* [Supplied records]
....

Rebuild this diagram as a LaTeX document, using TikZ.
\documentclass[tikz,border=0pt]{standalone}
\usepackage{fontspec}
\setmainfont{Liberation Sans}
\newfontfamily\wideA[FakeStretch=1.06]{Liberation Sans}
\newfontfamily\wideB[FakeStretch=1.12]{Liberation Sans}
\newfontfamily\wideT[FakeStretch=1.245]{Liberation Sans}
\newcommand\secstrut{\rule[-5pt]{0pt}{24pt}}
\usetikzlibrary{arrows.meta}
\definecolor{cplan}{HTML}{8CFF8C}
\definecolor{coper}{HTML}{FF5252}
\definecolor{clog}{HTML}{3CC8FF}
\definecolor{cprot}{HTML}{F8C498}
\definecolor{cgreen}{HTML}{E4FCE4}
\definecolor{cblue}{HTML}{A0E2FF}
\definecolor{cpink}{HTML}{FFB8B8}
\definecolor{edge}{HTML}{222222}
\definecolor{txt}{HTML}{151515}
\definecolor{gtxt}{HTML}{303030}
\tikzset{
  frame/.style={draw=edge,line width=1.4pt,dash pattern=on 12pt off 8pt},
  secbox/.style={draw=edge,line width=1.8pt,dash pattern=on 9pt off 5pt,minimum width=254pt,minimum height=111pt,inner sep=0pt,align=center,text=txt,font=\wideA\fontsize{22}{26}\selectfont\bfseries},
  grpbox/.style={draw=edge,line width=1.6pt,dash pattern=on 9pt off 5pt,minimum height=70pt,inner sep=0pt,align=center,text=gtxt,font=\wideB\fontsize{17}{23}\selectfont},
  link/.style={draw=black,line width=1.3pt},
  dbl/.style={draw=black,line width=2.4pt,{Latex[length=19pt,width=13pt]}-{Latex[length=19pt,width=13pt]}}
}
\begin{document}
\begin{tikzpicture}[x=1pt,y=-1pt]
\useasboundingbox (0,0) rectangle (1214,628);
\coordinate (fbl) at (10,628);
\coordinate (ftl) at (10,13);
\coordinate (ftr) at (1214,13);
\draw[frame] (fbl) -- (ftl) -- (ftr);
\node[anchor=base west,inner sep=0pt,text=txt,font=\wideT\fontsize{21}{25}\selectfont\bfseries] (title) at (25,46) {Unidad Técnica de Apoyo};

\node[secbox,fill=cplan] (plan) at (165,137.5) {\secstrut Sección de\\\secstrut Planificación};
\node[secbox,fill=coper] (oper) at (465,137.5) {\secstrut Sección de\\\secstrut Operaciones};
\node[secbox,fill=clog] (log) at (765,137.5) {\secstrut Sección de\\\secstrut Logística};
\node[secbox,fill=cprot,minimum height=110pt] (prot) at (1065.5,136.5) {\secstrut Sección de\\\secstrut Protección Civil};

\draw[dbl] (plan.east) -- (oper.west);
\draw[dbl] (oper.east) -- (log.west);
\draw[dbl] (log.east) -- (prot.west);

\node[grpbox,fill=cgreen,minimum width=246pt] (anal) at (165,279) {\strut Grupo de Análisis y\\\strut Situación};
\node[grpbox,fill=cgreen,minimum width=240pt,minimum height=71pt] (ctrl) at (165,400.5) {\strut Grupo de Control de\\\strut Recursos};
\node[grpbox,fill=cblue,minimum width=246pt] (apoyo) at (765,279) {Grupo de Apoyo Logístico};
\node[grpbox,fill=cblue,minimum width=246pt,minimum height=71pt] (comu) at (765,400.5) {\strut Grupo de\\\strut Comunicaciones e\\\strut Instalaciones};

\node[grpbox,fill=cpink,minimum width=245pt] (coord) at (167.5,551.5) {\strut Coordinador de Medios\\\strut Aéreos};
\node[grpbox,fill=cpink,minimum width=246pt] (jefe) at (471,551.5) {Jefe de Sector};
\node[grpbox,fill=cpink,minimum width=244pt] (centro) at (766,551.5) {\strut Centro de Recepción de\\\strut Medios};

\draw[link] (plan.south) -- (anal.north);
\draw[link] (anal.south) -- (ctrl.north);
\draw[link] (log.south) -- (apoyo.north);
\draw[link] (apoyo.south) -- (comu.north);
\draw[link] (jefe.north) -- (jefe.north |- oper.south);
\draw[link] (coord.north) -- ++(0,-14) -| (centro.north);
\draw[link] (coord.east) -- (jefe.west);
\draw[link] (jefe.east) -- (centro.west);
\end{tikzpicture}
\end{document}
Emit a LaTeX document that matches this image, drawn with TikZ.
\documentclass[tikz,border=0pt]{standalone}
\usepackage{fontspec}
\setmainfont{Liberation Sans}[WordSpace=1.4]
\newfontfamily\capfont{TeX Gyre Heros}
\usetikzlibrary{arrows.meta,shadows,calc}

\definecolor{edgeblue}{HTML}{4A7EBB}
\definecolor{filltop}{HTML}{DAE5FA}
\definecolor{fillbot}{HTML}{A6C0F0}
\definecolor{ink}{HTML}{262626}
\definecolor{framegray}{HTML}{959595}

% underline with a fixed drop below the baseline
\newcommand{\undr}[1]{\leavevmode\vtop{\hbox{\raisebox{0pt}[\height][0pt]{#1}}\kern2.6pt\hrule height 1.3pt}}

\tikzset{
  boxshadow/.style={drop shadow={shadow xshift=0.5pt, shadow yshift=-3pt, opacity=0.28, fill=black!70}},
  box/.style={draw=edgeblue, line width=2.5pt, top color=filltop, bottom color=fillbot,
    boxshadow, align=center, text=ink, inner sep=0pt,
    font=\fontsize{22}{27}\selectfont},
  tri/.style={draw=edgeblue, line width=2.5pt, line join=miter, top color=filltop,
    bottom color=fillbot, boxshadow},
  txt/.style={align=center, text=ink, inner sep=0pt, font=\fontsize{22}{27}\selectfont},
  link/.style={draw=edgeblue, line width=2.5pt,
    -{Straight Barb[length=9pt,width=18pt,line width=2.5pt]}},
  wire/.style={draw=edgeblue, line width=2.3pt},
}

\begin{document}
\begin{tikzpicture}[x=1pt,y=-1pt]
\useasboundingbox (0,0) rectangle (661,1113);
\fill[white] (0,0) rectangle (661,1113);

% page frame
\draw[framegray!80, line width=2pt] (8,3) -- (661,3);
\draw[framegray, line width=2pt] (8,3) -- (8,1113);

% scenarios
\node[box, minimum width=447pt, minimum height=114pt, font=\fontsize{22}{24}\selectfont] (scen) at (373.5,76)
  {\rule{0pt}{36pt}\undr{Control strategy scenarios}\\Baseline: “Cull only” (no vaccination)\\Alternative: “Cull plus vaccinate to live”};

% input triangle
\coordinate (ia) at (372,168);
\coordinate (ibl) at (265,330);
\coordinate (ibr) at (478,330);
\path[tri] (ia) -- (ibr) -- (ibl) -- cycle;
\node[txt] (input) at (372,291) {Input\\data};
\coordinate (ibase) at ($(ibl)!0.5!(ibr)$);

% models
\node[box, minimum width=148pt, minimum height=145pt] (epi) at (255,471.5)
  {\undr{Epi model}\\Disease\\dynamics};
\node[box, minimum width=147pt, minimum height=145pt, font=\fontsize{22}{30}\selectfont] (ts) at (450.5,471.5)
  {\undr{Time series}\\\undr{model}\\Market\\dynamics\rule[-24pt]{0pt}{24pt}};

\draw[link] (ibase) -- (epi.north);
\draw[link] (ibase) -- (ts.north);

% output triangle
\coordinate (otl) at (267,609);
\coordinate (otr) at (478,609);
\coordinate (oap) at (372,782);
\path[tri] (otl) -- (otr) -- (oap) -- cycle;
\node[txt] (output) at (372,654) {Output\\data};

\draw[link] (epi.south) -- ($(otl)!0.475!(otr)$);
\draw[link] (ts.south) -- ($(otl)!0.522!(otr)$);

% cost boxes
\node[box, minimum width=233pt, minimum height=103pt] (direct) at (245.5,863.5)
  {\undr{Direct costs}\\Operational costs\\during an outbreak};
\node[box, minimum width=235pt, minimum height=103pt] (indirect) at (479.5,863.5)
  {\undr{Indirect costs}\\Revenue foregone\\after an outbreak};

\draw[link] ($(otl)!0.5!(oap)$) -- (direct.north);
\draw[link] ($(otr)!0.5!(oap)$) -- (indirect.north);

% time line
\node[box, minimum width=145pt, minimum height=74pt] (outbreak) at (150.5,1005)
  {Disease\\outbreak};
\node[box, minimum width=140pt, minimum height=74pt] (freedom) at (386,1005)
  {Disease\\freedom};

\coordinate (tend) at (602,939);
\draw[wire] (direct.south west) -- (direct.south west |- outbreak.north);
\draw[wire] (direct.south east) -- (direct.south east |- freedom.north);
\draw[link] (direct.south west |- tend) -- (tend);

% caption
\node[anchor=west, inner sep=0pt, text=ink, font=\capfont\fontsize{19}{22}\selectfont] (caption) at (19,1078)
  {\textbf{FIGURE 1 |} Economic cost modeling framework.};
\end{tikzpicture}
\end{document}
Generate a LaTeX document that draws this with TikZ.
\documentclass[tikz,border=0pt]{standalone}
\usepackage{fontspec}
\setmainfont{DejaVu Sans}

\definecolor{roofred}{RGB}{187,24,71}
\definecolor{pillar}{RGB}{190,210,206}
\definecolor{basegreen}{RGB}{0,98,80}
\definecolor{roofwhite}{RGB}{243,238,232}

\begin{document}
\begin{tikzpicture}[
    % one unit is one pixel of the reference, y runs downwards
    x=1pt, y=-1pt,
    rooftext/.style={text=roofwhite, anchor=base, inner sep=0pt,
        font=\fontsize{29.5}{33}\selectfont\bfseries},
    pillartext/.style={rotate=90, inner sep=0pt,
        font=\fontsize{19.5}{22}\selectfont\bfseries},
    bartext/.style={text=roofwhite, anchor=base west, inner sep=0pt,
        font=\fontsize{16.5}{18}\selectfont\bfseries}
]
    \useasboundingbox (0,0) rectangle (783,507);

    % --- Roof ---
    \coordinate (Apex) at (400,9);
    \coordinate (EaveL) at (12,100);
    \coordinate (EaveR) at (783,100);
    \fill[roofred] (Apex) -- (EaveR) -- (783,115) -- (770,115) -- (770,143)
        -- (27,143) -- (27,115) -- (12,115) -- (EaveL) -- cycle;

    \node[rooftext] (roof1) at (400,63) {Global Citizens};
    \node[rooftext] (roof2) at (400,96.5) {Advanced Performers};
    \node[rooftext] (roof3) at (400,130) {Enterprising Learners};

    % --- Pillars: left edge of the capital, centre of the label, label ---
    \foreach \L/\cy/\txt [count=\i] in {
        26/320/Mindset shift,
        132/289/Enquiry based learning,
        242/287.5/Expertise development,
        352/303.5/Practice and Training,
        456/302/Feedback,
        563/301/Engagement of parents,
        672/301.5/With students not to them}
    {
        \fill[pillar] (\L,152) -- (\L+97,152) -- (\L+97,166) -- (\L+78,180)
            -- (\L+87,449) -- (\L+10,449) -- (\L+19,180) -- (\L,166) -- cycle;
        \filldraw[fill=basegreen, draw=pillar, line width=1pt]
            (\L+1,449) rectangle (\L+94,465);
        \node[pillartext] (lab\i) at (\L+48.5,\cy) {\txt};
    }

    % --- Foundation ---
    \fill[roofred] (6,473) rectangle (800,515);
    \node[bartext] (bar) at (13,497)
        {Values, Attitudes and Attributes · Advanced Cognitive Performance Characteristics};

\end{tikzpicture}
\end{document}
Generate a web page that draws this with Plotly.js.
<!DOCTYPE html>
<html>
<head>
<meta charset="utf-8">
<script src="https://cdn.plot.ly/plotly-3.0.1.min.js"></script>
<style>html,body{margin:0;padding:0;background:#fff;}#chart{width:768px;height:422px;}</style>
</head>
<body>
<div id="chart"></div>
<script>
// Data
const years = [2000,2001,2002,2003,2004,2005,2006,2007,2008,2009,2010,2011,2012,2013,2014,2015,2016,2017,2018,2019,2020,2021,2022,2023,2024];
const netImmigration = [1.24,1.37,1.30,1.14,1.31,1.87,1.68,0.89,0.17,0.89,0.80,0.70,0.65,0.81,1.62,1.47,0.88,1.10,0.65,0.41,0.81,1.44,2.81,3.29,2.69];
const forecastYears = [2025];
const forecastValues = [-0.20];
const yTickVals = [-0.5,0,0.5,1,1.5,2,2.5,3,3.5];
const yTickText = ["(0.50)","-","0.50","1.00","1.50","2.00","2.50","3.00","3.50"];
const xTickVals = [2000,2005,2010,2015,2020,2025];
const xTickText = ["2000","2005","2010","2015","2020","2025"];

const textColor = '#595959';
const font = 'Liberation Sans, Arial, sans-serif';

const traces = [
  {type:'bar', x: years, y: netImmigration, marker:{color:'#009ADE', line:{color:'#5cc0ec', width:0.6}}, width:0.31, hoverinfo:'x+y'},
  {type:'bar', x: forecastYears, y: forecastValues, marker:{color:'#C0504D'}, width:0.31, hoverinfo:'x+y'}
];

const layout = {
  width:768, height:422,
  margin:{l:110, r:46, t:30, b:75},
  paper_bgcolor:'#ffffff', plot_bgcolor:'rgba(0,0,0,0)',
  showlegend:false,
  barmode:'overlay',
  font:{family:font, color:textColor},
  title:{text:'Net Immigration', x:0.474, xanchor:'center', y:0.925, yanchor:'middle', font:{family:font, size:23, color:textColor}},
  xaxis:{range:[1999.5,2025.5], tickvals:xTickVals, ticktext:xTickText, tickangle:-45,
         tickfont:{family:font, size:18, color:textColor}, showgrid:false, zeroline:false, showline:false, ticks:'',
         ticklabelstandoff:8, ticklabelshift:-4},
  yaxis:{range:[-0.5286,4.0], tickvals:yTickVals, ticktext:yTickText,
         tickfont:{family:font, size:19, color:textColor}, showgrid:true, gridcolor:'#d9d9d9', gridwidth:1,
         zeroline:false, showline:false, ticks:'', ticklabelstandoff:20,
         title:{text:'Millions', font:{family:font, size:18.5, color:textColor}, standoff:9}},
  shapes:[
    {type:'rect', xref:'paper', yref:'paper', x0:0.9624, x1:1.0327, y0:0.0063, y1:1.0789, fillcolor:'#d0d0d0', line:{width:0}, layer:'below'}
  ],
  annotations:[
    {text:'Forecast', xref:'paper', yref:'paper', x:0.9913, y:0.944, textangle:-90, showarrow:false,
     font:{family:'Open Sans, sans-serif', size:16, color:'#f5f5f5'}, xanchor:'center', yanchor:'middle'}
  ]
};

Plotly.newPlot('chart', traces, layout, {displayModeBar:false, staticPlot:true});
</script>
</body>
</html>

....

* [Short task]
State how many lines hold the word "Generate". The number is the whole answer.

* [The output]
2